Guy Lalonde reconnaît toutefois que, parfois, certains clients peuvent s’attarder à cette préoccupation : «Il s’agit cependant de cas de stand alone où un investisseur portera une attention particulière à savoir si la distribution sera un gain en capital ou un dividende.»

Laurent Boukobza apporte pour sa part un point additionnel : «Les marchés évoluent rapidement dans le monde réel, et en attendant un jour ou deux pour effectuer un achat, les fluctuations normales du marché peuvent facilement jouer contre vous. Par exemple, vous pourriez vous attendre à ce que le prix d’un FNB baisse de 0,50 $ à sa date de détachement du dividende, car il s’agit du montant de la distribution. Toutefois, les marchés peuvent entraîner une augmentation ou une baisse des actions beaucoup plus importante que cela.»

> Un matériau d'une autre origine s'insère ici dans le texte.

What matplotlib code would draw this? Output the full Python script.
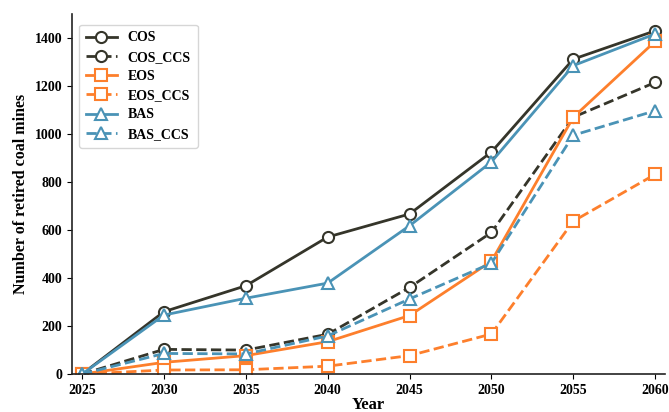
import matplotlib
matplotlib.use("Agg")
import matplotlib.pyplot as plt

years = [2025, 2030, 2035, 2040, 2045, 2050, 2055, 2060]

cos = [0, 260, 368, 571, 667, 925, 1312, 1430]
cos_ccs = [0, 103, 100, 166, 361, 590, 1070, 1215]
eos = [0, 49, 77, 135, 244, 470, 1070, 1386]
eos_ccs = [0, 17, 18, 33, 77, 167, 637, 832]
bas = [0, 246, 316, 379, 618, 884, 1285, 1417]
bas_ccs = [0, 86, 84, 159, 313, 462, 995, 1097]

series = [
    ("COS", cos, "#35352a", "o", "-"),
    ("COS_CCS", cos_ccs, "#35352a", "o", "--"),
    ("EOS", eos, "#fd7f2c", "s", "-"),
    ("EOS_CCS", eos_ccs, "#fd7f2c", "s", "--"),
    ("BAS", bas, "#4a93b6", "^", "-"),
    ("BAS_CCS", bas_ccs, "#4a93b6", "^", "--"),
]

plt.rcParams["font.family"] = ["Liberation Serif", "DejaVu Serif"]
plt.rcParams["font.weight"] = "bold"

fig = plt.figure(figsize=(6.69, 4.12), dpi=100)
ax = fig.add_axes([0.108, 0.092, 0.886, 0.874])

for name, vals, color, marker, ls in series:
    ax.plot(years, vals, linestyle=ls, color=color, marker=marker,
            markersize=8, markerfacecolor="white", markeredgecolor=color,
            markeredgewidth=1.5, linewidth=2, label=name)

ax.set_xlim(2024.4, 2060.6)
ax.set_ylim(0, 1500)
ax.set_xticks(years)
ax.set_yticks(range(0, 1401, 200))
for lbl in ax.get_xticklabels() + ax.get_yticklabels():
    lbl.set_fontweight("bold")
    lbl.set_fontsize(10)

ax.set_xlabel("Year", fontsize=12, fontweight="bold", labelpad=0)
ax.set_ylabel("Number of retired coal mines", fontsize=11.5, fontweight="bold")

ax.spines["top"].set_visible(False)
ax.spines["right"].set_visible(False)
for s in ("left", "bottom"):
    ax.spines[s].set_linewidth(1.2)
    ax.spines[s].set_color("#222222")

ax.legend(loc="upper left", prop={"weight": "bold", "size": 10},
          handlelength=2.2, borderpad=0.5, labelspacing=0.45,
          bbox_to_anchor=(0.0, 0.99))

fig.savefig("out.png", dpi=100)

Par exemple, un FNB qui investit dans les actions de sociétés chinoises pourrait facilement varier en une ou deux journées de façon importante à la suite d’une aggravation ou, au contraire, de la résolution de la guerre commerciale qui sévit entre ce pays et les États-Unis ou de la situation du coronavirus : ce qui viendrait annihiler l’avantage fiscal recherché.

Selon Laurent Boukobza, d’autres facteurs doivent être pris en compte avant de se lancer dans une telle stratégie : «Pensons aux coûts de transaction engendrés ainsi qu’à la complexité fiscale du suivi des positions dans le cas d’un investisseur qui penserait à négocier de manière systématique en fonction des versements de distributions. Ces coûts auront sûrement un effet non négligeable».

Cette préoccupation quant à la date ex-dividende risque donc d’être secondaire dans la plupart des cas. Or, il est quand même préférable d’anticiper le taux et la nature des distributions qu’un FNB est susceptible de générer en fonction de ses actifs sous-jacents et d’intégrer ce facteur à la prise de décision initiale quand on choisit un FNB, note Laurent Boukobza. Il rappelle que Placements Mackenzie, dans la construction de ses FNB, tente d’optimiser les distributions courantes d’un FNB de manière à minimiser les distributions spéciales et leur impact sur les clients.

Un conseiller averti devrait donc connaître les effets des distributions de FNB sur les clients afin de répondre aux questions de ces derniers et de bien réagir dans certains cas d’exception.